Note: (...) means you will find this proved in a course on complex manifolds. Maybe Griffiths-Harris "Principles of algebraic geometry" proves it or gives references. Constant sheaves in the Zariski topology are not that useful. They are useful in the etale topology (in the definition of various characteristic $p$ cohomology theories such as l-adic etale cohomology).

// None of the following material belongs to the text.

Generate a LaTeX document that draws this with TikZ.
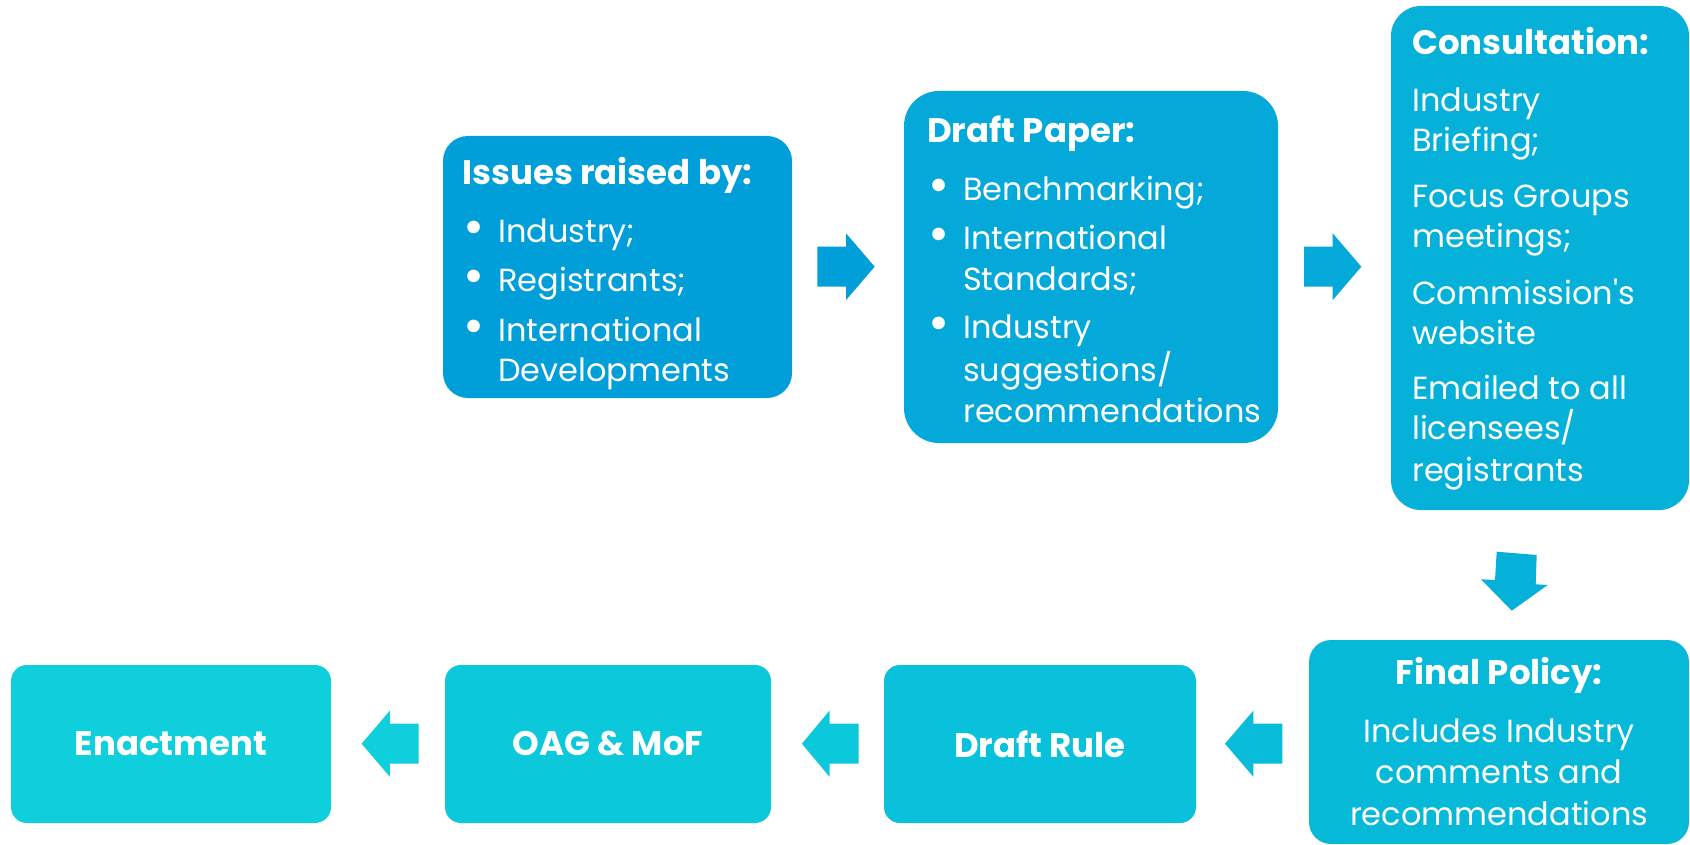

In Milne ("Etale cohomology", Theorem 3.12) you find the following result: Let $X \subseteq \mathbb{P}^d_{\mathbb{C}}$ be a smooth projective scheme and let $X(\mathbb{C})$ be the "associated" complex projective manifold. Let $X_{et}$ be $X$ equipped with the etale topology and let $M$ be a finite abelian group. It follows
$$H^i_{sing}(X(\mathbb{C}), M) \cong H^i_{et}(X_{et},M_{X_{et}})$$
hence the etale topology calculates singular cohomology with finite coefficients $M$. Here $M_{X_{et}}$ is the constant sheaf (in the etale topology) defined by $M$ and $H^i_{et}$ is "etale cohomology". Hence you may use the etale topology on $X$ to calculate singular cohomology with finite coefficients. In the "etale topology" on $X$ your open sets are no longer subsets of $X$. The open sets $U$ are etale morphisms $\phi_U:U \rightarrow X$. Any open immersion $i:U \rightarrow X$ is etale, hence Zariski open sets are open in the etale topology. The fact that you may give an algebraic construction of singular cohomology on $X(\mathbb{C})$ shows that the etale topology is useful.